« Les cœurs des Leuchtenberg » – Culture(s) mémorielle(s) d’une famille de la noblesse européenne au XIXe siècle (Munich, 24-26 oct. 2024)

À l’occasion du bicentenaire de la mort du fondateur de la dynastie des Leuchtenberg – Eugène de Beauharnais est mort le 21 février 1824 à Munich – le Centre allemand d’histoire de l’art Paris organise en collaboration avec le Musée national des châteaux de Malmaison et Bois-Préau et le Bayerisches Nationalmuseum, Munich, un colloque international sur la ou les cultures mémorielle(s) de la famille Leuchtenberg. L’origine française et napoléonienne de celle-ci, comme la disparition de sa grandeur passée à la suite de l’exil en Bavière et de son changement de nom, ont durablement marqué la position de la famille dans le royaume de Bavière où, après que Maximilien Ier de Bavière avait conféré à Eugène le titre de duc de Leuchtenberg et prince d’Eichstätt le 15 novembre 1817, ses membres occupaient le rang le plus élevé dans la hiérarchie nobiliaire, après la famille royale.

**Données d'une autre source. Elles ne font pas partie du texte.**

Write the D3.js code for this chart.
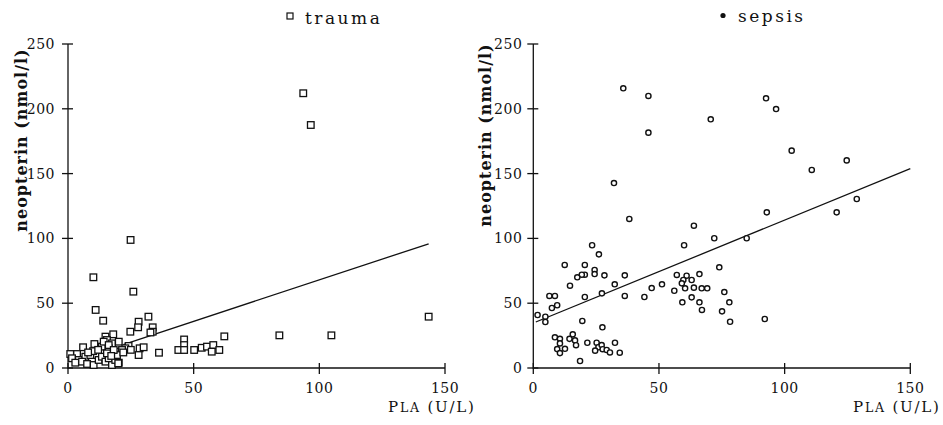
<!DOCTYPE html>
<html><head><meta charset="utf-8">
<script src="https://cdn.jsdelivr.net/npm/d3@7"></script>
<style>
html,body{margin:0;padding:0;background:#fff;}
svg{display:block;}
text{font-family:"DejaVu Serif",serif;fill:#111;}
</style></head>
<body>
<svg id="c" width="943" height="425"></svg>
<script>
// ---- data ----
const xTicks = [0, 50, 100, 150];
const yTicks = [0, 50, 100, 150, 200, 250];
const xLabel = ["P", "LA", " (U/L)"];
const yLabel = "neopterin (nmol/l)";
const traumaName = "trauma";
const sepsisName = "sepsis";

const traumaPLA = [93.6,96.6,24.9,10.1,26,11,14,32,143.5,84.1,104.8,62.2,46.2,46.2,43.9,46.2,50.2,53.2,55.3,57.8,57.2,60.2,36.2,28.1,27.9,24.8,33.7,33.7,32.8,18,14.9,15.5,17.5,20.2,10.5,6,24.1,22.8,21.5,28.5,30.1,28.1,0.9,3.6,1.6,4.3,6.9,8.9,2.9,5.6,7.6,10.2,11.5,12.2,13.5,14.9,16.2,17.5,18.8,20.2,13.5,16.2,18.8,19.5,14.2,16.2,18.2,15.5,17.2,20,10,8,12,22,25];
const traumaNeo = [212,187.5,98.8,70,58.9,44.8,36.5,39.6,39.6,25.2,25.2,24.4,22,17.7,13.9,13.9,13.9,15.6,16.5,17.7,12.6,13.9,11.8,35.7,31.4,28,31.4,28,27.4,26,24.2,21.6,19,20.3,18.5,16,17,15.2,13.9,15.2,16,10,10.8,10.8,7.5,6.2,8.7,10,4.1,4.9,3.1,2.3,10,6.2,8.7,4.9,7.5,2.3,6.2,4.1,16.5,15.2,12.6,10,20.3,17.7,13.9,11.3,9.3,3.6,13,12,14,12,14];

const sepsisPLA = [35.8,45.8,45.8,70.6,92.6,96.6,102.8,110.8,124.7,128.7,120.7,92.9,32.1,38.2,63.9,72.0,84.9,60.0,23.4,26.1,12.5,20.5,24.4,24.4,20.5,19.3,17.5,28.3,36.4,14.6,32.4,6.4,8.6,7.4,9.5,20.5,27.3,36.4,44.2,47.1,51.2,1.7,4.8,4.8,19.5,27.5,8.6,10.6,10.6,9.5,10.6,12.6,14.4,15.7,16.6,17,18.6,21.5,25.2,25.9,24.6,27.2,27.6,29.2,30.5,32.5,34.4,57.1,61,59.7,59.1,63,66.1,56.1,60.4,63.9,67,69.2,59.3,63,66.1,67.1,74,76,78,75.1,78.3,92.1];
const sepsisNeo = [215.8,209.9,181.6,191.9,208.1,199.8,167.7,152.8,160.2,130.4,120.1,120.1,142.7,115.0,109.8,100.1,100.1,94.7,94.7,87.7,79.5,79.5,75.6,72.5,72,72,70,71.5,71.5,63.5,64.6,55.6,55.6,46.3,48.4,54.8,57.6,55.6,54.8,61.7,64.6,40.9,39.6,35.5,36.3,31.4,23.7,22.5,19,14.6,11.5,14.8,22.5,26,21.3,17.6,5.4,19.5,19.5,16,13.4,17.7,14.5,13.9,12,19.5,11.8,71.8,71.2,67.9,65.3,67.9,72.5,59.6,61.5,62,61.5,61.5,50.7,54.5,50.7,44.8,77.7,58.6,50.7,43.7,35.7,37.8];

// regression lines: [intercept, slope], [xStart, xEnd]
const traumaFit = [4, 0.64];
const traumaFitRange = [22, 143.5];
const sepsisFit = [34.7, 0.794];
const sepsisFitRange = [1, 150];

// ---- drawing ----
const svg = d3.select("#c");

function panel(cfg) {
  const x = d3.scaleLinear().domain([0, 150]).range([cfg.x0, cfg.x0 + 377]);
  const y = d3.scaleLinear().domain([0, 250]).range([368, 44]);
  const g = svg.append("g");
  const sw = 1.3;
  // axes
  g.append("line").attr("x1", x(0)).attr("x2", x(150)).attr("y1", y(0)).attr("y2", y(0))
    .attr("stroke", "#111").attr("stroke-width", sw);
  g.append("line").attr("x1", x(0)).attr("x2", x(0)).attr("y1", y(0) + 1).attr("y2", y(250))
    .attr("stroke", "#111").attr("stroke-width", sw);
  g.selectAll(".xt").data(xTicks).join("line")
    .attr("x1", d => x(d)).attr("x2", d => x(d)).attr("y1", y(0) - 5).attr("y2", y(0) + 6)
    .attr("stroke", "#111").attr("stroke-width", sw);
  g.selectAll(".yt").data(yTicks).join("line")
    .attr("x1", x(0) - 6).attr("x2", x(0) + 5).attr("y1", d => y(d)).attr("y2", d => y(d))
    .attr("stroke", "#111").attr("stroke-width", sw);
  g.selectAll(".xl").data(xTicks).join("text")
    .attr("x", d => x(d)).attr("y", 393).attr("text-anchor", "middle")
    .attr("font-size", 14).attr("letter-spacing", 0.5).text(d => d);
  g.selectAll(".yl").data(yTicks).join("text")
    .attr("x", x(0) - cfg.yLabOff).attr("y", d => y(d) + 5).attr("text-anchor", "end")
    .attr("font-size", 14).attr("letter-spacing", 0.5).text(d => d);
  // axis titles
  const xt = g.append("text").attr("x", cfg.xTitleX).attr("y", 412)
    .attr("font-size", 15).attr("letter-spacing", 1.8);
  xt.append("tspan").text(xLabel[0]);
  xt.append("tspan").attr("font-size", 12.5).text(xLabel[1]);
  xt.append("tspan").text(xLabel[2]);
  g.append("text").attr("transform", `translate(${cfg.yTitleX},${cfg.yTitleY}) rotate(-90)`)
    .attr("text-anchor", "middle").attr("font-size", 16).attr("font-weight", "bold")
    .attr("letter-spacing", 1).text(yLabel);
  // regression line
  const fit = cfg.fit, fr = cfg.fitRange;
  g.append("line").attr("x1", x(fr[0])).attr("y1", y(fit[0] + fit[1] * fr[0]))
    .attr("x2", x(fr[1])).attr("y2", y(fit[0] + fit[1] * fr[1]))
    .attr("stroke", "#111").attr("stroke-width", 1.3);
  // points
  const pts = cfg.px.map((v, i) => [v, cfg.py[i]]);
  if (cfg.shape === "square") {
    g.selectAll(".p").data(pts).join("rect")
      .attr("x", d => x(d[0]) - 3.3).attr("y", d => y(d[1]) - 3.3)
      .attr("width", 6.6).attr("height", 6.6)
      .attr("fill", "#fff").attr("stroke", "#111").attr("stroke-width", 1.3);
  } else {
    g.selectAll(".p").data(pts).join("circle")
      .attr("cx", d => x(d[0])).attr("cy", d => y(d[1])).attr("r", 2.6)
      .attr("fill", "#fff").attr("stroke", "#111").attr("stroke-width", 1.4);
  }
  // legend
  if (cfg.shape === "square") {
    g.append("rect").attr("x", cfg.legX - 3).attr("y", 13).attr("width", 6).attr("height", 6)
      .attr("fill", "#fff").attr("stroke", "#111").attr("stroke-width", 1.2);
  } else {
    g.append("circle").attr("cx", cfg.legX).attr("cy", 15.5).attr("r", 2.6).attr("fill", "#111");
  }
  g.append("text").attr("x", cfg.legX + 15).attr("y", cfg.legY)
    .attr("font-size", 17).attr("letter-spacing", 2.5).text(cfg.name);
}

panel({x0: 68, yLabOff: 13, xTitleX: 388, yTitleX: 27, yTitleY: 140,
  fit: traumaFit, fitRange: traumaFitRange, px: traumaPLA, py: traumaNeo,
  shape: "square", legX: 290, legY: 23.5, name: traumaName});
panel({x0: 533.3, yLabOff: 11, xTitleX: 853, yTitleX: 491, yTitleY: 135,
  fit: sepsisFit, fitRange: sepsisFitRange, px: sepsisPLA, py: sepsisNeo,
  shape: "circle", legX: 723, legY: 22, name: sepsisName});
</script>
</body></html>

Dans le contexte d’une culture mémorielle s’inscrivant durant la première moitié du XIXe siècle à la fois dans la nouvelle culture des sentiments portée par le mouvement de la « sensibilité » [Empfindsamkeit], et dans l’esprit de la Restauration et ses tendances anti-françaises, il s’agira d’étudier comment se sont constitués dans cette très importante famille aristocratique différents concepts mémoriels et/ou différentes pratiques. Leur riche héritage matériel – des albums de souvenirs, des bijoux commémoratifs, des produits de l’artisanat d’art ou bien encore des objets de décoration conservés jusqu’ici dans des collections publiques et privées – correspond au phénomène propre à son époque, celui d’une « floraison manifeste des objets mémoriels dans la culture matérielle du XIXe siècle » [Holm/Oesterle 2005]. Outre les objets proprement dits, les Leuchtenberg ont laissé une nombreuse correspondance, des journaux intimes, des collections, des bibliothèques et des archives ainsi qu’une culture mémorielle ou matérielle typiquement aristocratique, à savoir celle des monuments funéraires – dont les urnes en forme de cœur de la chapelle du Palais Leuchtenberg à Munich, aujourd’hui crypte des Wittelsbach à St Michel –, des donations ou encore des séries de portraits. En tant que « moyens de se souvenir » [Mittel zur Erinnerung], ils représentent d’éloquentes formes d’expression de la relation intime qui unissait les différents membres de la famille et qui s’intensifiera après la mort prématurée du père et l’éloignement géographique qu’avait entraîné une stratégie matrimoniale couronnée de succès. Outre la France, l’Italie et la Bavière, principales résidences historiques de la famille, on retrouve les traces de celle-ci en Suède en raison du mariage de Joséphine de Leuchtenberg (1807-1876), au Brésil après celui d’Amélie (1812-1873), au Portugal pour celui d’Auguste (1810-1835) et enfin du fait de ceux d’Eugénie (1808-1847) et de Théodelinde (1814-1857) dans le sud de l’Allemagne (principauté de Hohenzollern-Hechingen, Wurtemberg). Le mariage du fils cadet et héritier Maximilien, troisième duc de Leuchtenberg (1817-1852) le 14 juillet 1839 avec Marija Nikolajewna, fille du tsar Nicolas Ier, inaugurera finalement la phase russe de l’histoire de la famille.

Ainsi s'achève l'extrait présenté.